Do what my son Peter does: Deposit your paycheck and other money to your savings account instead of checking. You’re much less likely to spend the money if you have to transfer it from savings. “That really hurts,” says Peter.

Instead of hitting the cash-back button for $35 every time you go to the drugstore or supermarket, limit yourself to one ATM withdrawal per week and make your money last.

When you make a credit-card purchase, record it immediately in your checking-account register. You won’t be surprised when the credit-card bill arrives, and you will have enough money to pay it in full.
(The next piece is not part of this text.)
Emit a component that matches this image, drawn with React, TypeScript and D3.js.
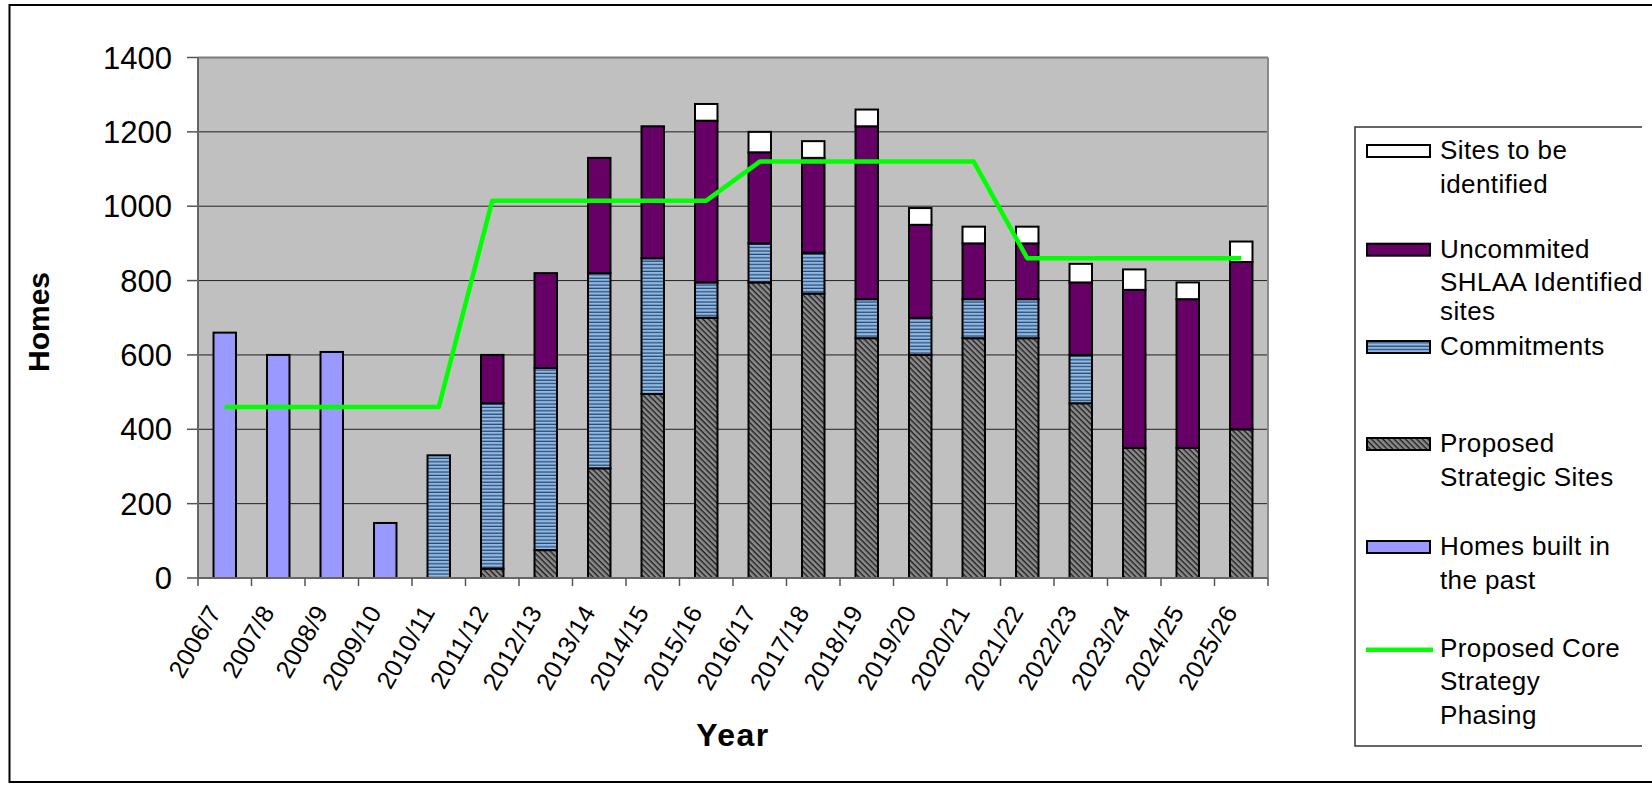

When you subtract a check from your account, round up the amount to the next dollar. That way, you’ll always have a slush fund. Your bank may even do this for you. Sounds like small potatoes, but even if it’s only $100 every couple of months, that’s still money in the bank.

Toss your spare change into a fun savings bank or glass jar -- anything that will catch your eye and your quarters. I know one person who accumulates $900 to $1,000 a year this way and uses the money to buy holiday gifts.

Bag the savings from brown-bag lunches. Each time you bring your lunch to work or pass up the temptation to buy a latte, take the money you would have spent and put it in your cash jar. It’s an immediate reward for your self-discipline.

Pay yourself after you’ve paid off a debt. Once you finish paying off a loan or credit-card balance, keep writing the check but send it directly to a savings or investment account.

Can’t decide between two items in a store? Give yourself a cooling-off period. Chances are you won’t go back.

Remember, if money is power, then saving money is empowering. It gives you financial security and the freedom to make choices. Every once in a while I tap my own slush fund to send my three grown children checks to treat themselves to dinner. They appreciate the gesture and I have fun making it.